Abzugsfähig sind Vorsteuerbeträge aus Lieferungen und sonstigen Leistungen nach § 15 Abs. 1 Nr. 1 UStG grundsätzlich nur dann, wenn die Lieferungen und sonstigen Leistungen für den unternehmerischen Bereich ausgeführt werden. Weitere Voraussetzung ist, dass erworbene Gegenstände zu mindestens zehn Prozent für das „Vereinsunternehmen“ genutzt und dem Unternehmensvermögen zugeordnet werden.
Sind alle Voraussetzungen erfüllt, ist ein Vorsteuerabzug möglich, soweit die Eingangsleistungen für steuerpflichtige Umsätze des Vereins verwendet werden. Steuerfreie Umsätze führen (von wenigen Ausnahmen wie Exporten abgesehen) zum Ausschluss des Vorsteuerabzugs. Das gilt auch, wenn nach der Kleinunternehmerregelung (§ 19 UStG) keine Umsatzsteuer erhoben wird oder ein Vorsteuerabzug nach Durchschnittssätzen (§ 23a UStG) erfolgt.
Die weitere Voraussetzung für den Vorsteuerabzug ist, dass eine Rechnung vorliegt, auf der Vorsteuer ausgewiesen ist und die die Angaben nach § 14 UStG enthält.

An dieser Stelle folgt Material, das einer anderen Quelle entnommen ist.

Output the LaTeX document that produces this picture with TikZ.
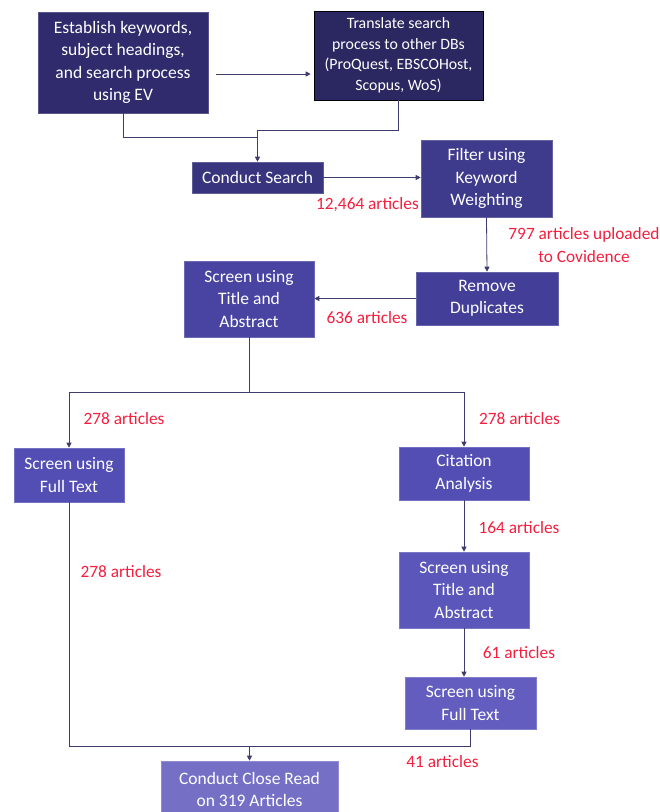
\documentclass[tikz,border=0pt]{standalone}
\usepackage{fontspec}
\setmainfont{Carlito}
\usepackage{xcolor}
\usetikzlibrary{arrows.meta}
\usetikzlibrary{positioning}

\definecolor{boxA}{HTML}{2F2B6D}
\definecolor{boxB}{HTML}{2B2761}
\definecolor{boxC}{HTML}{38347E}
\definecolor{boxD}{HTML}{3E3A8C}
\definecolor{boxE}{HTML}{433E97}
\definecolor{boxF}{HTML}{4944A2}
\definecolor{boxG}{HTML}{534EB3}
\definecolor{boxH}{HTML}{5B56BA}
\definecolor{boxI}{HTML}{625DBF}
\definecolor{boxJ}{HTML}{7570C6}
\definecolor{countred}{HTML}{F41E3E}
\definecolor{linkcol}{HTML}{3E3C6C}

\begin{document}
\begin{tikzpicture}[x=1pt,y=-1pt,
    box/.style={draw=#1!80!white, fill=#1, line width=0.6pt, text=white,
        align=center, inner sep=0pt, font=\fontsize{17.5}{22.5}\selectfont},
    count/.style={text=countred, inner sep=0pt, align=center,
        font=\fontsize{17.3}{23}\selectfont},
    link/.style={draw=linkcol, line width=0.8pt},
    arr/.style={link, -{Triangle[length=5pt,width=5pt]}}]
\useasboundingbox (0,0) rectangle (660,812);
\clip (0,0) rectangle (660,812);

% search stage
\node[box=boxA, minimum width=170pt, minimum height=101pt] (est) at (123,62.5)
      {Establish keywords,\\subject headings,\\and search process\\using EV};
\node[box=boxB, draw=black, minimum width=169pt, minimum height=89pt,
      font=\fontsize{15.8}{20.5}\selectfont] (trans) at (398.5,55.5)
      {Translate search\\process to other DBs\\(ProQuest, EBSCOHost,\\Scopus, WoS)};
\node[box=boxC, minimum width=131pt, minimum height=31pt] (srch) at (257.5,177.5)
      {Conduct Search};
\node[box=boxD, minimum width=131pt, minimum height=77pt] (filt) at (486.5,178.5)
      {Filter using\\Keyword\\Weighting};
\node[box=boxE, minimum width=142pt, minimum height=53pt] (dup) at (487,298.5)
      {Remove\\Duplicates};
\node[box=boxF, minimum width=130pt, minimum height=76pt] (ta1) at (249,299)
      {Screen using\\Title and\\Abstract};

% screening branches
\node[box=boxG, minimum width=110pt, minimum height=54pt] (ft1) at (69,475)
      {Screen using\\Full Text};
\node[box=boxG, minimum width=130pt, minimum height=53pt] (cit) at (464,473.5)
      {Citation\\Analysis};
\node[box=boxH, minimum width=130pt, minimum height=76pt] (ta2) at (464,590)
      {Screen using\\Title and\\Abstract};
\node[box=boxI, minimum width=131pt, minimum height=52pt] (ft2) at (470.5,703)
      {Screen using\\Full Text};
\node[box=boxJ, minimum width=177pt, minimum height=57pt] (close) at (249.5,789.5)
      {Conduct Close Read\\on 319 Articles};

% joins
\coordinate (topjoin) at (257.5,130);
\coordinate (estjoin) at (257.5,137);
\coordinate (split) at (249,392);
\coordinate (merge) at (249.5,746);

\draw[arr, shorten <=8pt, shorten >=3pt] (est.east |- 0,74) -- (trans.west |- 0,74);
\draw[link] (est.south) |- (estjoin);
\draw[arr] (trans.south) |- (topjoin) -- (srch.north);
\draw[arr] (srch.east) -- (srch.east -| filt.west);
\draw[arr] (filt.south) -- (dup.north);
\draw[arr] (dup.west) -- (dup.west -| ta1.east);
\draw[link] (ta1.south) -- (split);
\draw[arr] (split) -| (ft1.north);
\draw[arr] (split) -| (cit.north);
\draw[arr] (cit.south) -- (ta2.north);
\draw[arr] (ta2.south) -- (ta2.south |- ft2.north);
\draw[link] (ft1.south) |- (merge);
\draw[link] (ft2.south) |- (merge);
\draw[arr] (merge) -- (close.north);

% article counts
\node[count, anchor=east] (n1) at (419,205) {12,464 articles};
\node[count] (n2) at (584,245) {797 articles uploaded\\to Covidence};
\node[count] (n3) at (367,318) {636 articles};
\node[count] (n4) at (124,419) {278 articles};
\node[count] (n5) at (519.5,419) {278 articles};
\node[count] (n6) at (519,528) {164 articles};
\node[count] (n7) at (121,572) {278 articles};
\node[count] (n8) at (519,653) {61 articles};
\node[count] (n9) at (442.5,762) {41 articles};
\end{tikzpicture}
\end{document}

§ 15 Abs. 1 S. 2 UStG regelt ein grundsätzliches Zuordnungsverbot für Leistungen, wenn sie zu weniger als zehn Prozent für den unternehmerischen Bereich genutzt werden. Diese Regelung bezieht sich aber auf die Zuordnung von Gegenständen insbesondere des Anlagevermögens zum unternehmerischen Bereich. Damit ist kein generelles Abzugsverbot für die Vorsteuer verbunden. Nicht möglich ist aber eine vollständige Zuordnung zum unternehmerischen Bereich, bei der zunächst ein voller Vorsteuerabzug erfolgt und dann die nicht-unternehmerische Nutzung als Wertabgabe wiederum versteuert wird. Wie im Folgenden noch gezeigt wird, betrifft diese Möglichkeit nur besondere Fälle, regelmäßig nicht aber die gemischte Nutzung von Gegenständen im unternehmerischen und nicht-unternehmerischen Bereich.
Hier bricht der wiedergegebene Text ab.